Não sei lidar com a dor nem com a tragédia. Não consigo imaginar de forma consciente que o lindo dia de sol de uma sexta-feira possa ser o último.
Preciso me espiritualizar mais. Sentir o que na teoria imagino ser a verdade. Não acaba aqui, isso é uma passagem.
Quero tomar um elixir que me acalme frente às incompreensíveis surpresas do cotidiano.
Eu me envolvo. Mergulho. Fico imersa na dor alheia.
Sei toda teoria acadêmica do jornalismo. Mas não me encaixo no distanciamento que protege. Sou uma eterna "foca", como se diz no meio.
Não por acaso, ontem ganhei uma correntinha com o espírito santo da minha mãe. Minutos depois de colocá-la no pescoço o telefone tocou.
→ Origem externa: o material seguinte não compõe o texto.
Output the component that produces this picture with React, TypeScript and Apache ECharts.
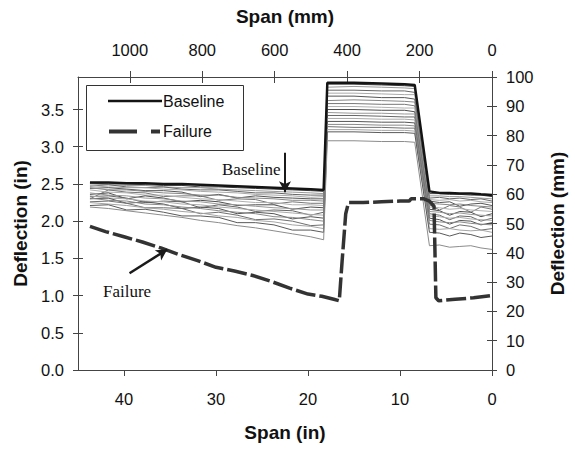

Sou assessora de imprensa de uma concessionária de rodovias. A primeira a saber dos acidentes nas estradas. Cabe a mim a missão de avisar à imprensa.
Ontem o acidente foi muito próximo. Das nossas vidas, da nossa casa, dos nossos sonhos.
A tarefa não se limitou a informar o número de óbitos, vítimas ou condições de tráfego. Pelo celular chegaram prantos desesperado de amigos e parentes em busca da confirmação de informações.
As notícias pipocavam desencontradas.
Atendi a coordenadora do hospital que o grupo de amigos trabalhava. Não consegui ser profissional. Ela me perguntava se eu sabia se a van era de funcionários do hospital.
Não consegui me conter. Chorei com ela.
Enquanto as notícias se confirmavam fechei os olhos e fiquei pensando. Imaginando o que aquela gente jovem tinha imaginado quando acordou naquela sexta-feira ensolarada.
Um dia comum e especial. Com as cores únicas do verão que se despede. O céu fica mais azul, o vento suave refresca a alma.
Eram mães jovens, que como eu, não saem de casa sem um beijo demorado na cria. Deixam as recomendações e partem para a labuta pensando na hora do reencontro.
Como não doer ao imaginar que aquele momento foi o último?
Uma tempestade de dor invadiu a vida de muitos. Mesmo quem não conhecia as vítimas parou o relógio e olhou ao redor.
A verdade é simples: todos os dias acordamos sem saber o fim da história.
Eu sei da teoria. Mas queria criar um mundo a parte. Como no filme “A vida é bela”. Não temos como impedir que as coisas aconteçam.
Só podemos viver e aceitar. Ter ânimo. Ir adiante e viver a vida com urgência. Porque ela é assim mesmo, breve como um suspiro.